Assim, aos 600 euros que Ana Isabel gasta em medicação – como Metformina para controlo da Glicemia e Rivastigmina para impedir a evolução ainda mais rápida da doença de Alzheimer –, alimentação, produtos de higiene e algo mais que seja necessário, acrescem 800 que paga à cuidadora que, durante oito horas – e, em algumas fases, mais do que isto – acompanha o pai e a mãe também. “Estou-lhe muito grata porque cuida deles como se fossem familiares dela. Mas, vou ser sincera, o esforço financeiro é demasiado grande. Eu e o meu marido fazemos uma ginástica orçamental constante para que nada lhes falte. Tenho, pelo menos, sorte nesse aspeto, porque se ele não quisesse contribuir, acho que os meus pais já estariam a passar mal.

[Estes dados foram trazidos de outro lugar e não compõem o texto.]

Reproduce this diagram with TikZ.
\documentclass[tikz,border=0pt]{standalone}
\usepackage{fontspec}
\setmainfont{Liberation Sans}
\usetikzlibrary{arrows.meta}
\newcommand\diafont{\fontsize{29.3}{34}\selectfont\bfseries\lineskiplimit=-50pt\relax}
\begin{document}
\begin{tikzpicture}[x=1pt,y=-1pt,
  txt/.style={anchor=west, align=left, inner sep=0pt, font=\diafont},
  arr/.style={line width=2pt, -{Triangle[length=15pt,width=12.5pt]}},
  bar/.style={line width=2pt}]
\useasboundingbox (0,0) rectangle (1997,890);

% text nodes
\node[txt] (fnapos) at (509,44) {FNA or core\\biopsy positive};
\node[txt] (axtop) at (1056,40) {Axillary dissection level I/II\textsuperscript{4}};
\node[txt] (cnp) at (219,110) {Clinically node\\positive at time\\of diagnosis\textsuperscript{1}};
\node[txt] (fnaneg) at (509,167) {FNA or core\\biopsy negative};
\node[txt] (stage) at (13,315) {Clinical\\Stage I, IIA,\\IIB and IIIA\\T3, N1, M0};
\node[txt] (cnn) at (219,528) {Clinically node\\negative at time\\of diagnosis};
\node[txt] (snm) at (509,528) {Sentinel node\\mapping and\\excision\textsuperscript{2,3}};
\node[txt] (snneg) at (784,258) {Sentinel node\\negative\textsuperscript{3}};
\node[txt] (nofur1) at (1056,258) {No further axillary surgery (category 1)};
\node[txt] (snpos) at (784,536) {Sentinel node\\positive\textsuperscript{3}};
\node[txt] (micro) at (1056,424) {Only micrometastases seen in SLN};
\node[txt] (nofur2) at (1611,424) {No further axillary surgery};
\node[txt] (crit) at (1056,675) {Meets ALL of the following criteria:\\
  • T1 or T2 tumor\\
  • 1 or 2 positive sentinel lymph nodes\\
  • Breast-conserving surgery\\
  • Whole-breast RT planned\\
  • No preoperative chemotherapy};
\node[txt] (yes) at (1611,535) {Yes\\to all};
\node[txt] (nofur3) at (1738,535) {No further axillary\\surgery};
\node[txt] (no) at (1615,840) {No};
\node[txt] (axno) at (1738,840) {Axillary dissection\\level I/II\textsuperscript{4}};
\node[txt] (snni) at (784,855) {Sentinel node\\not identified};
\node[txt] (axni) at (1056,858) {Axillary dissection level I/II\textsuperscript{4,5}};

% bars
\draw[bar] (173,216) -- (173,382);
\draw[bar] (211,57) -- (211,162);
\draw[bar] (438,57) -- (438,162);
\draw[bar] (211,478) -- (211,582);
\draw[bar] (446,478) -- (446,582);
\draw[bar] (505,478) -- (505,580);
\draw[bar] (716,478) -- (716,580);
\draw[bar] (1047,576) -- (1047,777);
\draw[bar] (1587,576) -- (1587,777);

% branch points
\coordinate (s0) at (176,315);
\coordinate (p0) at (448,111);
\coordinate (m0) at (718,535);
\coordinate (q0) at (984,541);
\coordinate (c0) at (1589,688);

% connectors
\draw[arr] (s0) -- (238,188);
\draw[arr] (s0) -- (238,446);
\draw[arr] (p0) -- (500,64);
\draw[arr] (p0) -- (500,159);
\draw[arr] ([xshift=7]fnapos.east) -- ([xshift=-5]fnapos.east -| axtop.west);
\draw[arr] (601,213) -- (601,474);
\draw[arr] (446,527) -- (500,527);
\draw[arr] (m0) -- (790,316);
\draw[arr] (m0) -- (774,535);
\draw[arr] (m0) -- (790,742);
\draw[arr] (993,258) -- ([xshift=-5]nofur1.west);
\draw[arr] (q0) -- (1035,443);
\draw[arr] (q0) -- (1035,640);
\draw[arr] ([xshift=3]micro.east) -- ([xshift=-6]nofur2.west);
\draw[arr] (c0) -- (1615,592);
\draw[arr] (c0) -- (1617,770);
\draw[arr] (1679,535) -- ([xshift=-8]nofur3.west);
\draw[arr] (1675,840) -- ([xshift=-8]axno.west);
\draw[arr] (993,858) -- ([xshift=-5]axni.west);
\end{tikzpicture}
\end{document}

Ele ganha bem mais do que eu”, admite a gerente de um café que, em média, a cada ano, gasta 16 mil e 800 euros para que o pai tenha qualidade de vida. E sempre que está de folga, dirige-se à casa dos pais sem hesitação para que a cuidadora formal também possa descansar.
De acordo com os últimos dados veiculados pela Associação Nacional de Cuidadores Informais, existem 1,4 milhões de portugueses que cuidam daqueles que mais amam sem receber qualquer remuneração, correspondendo a 15% da população.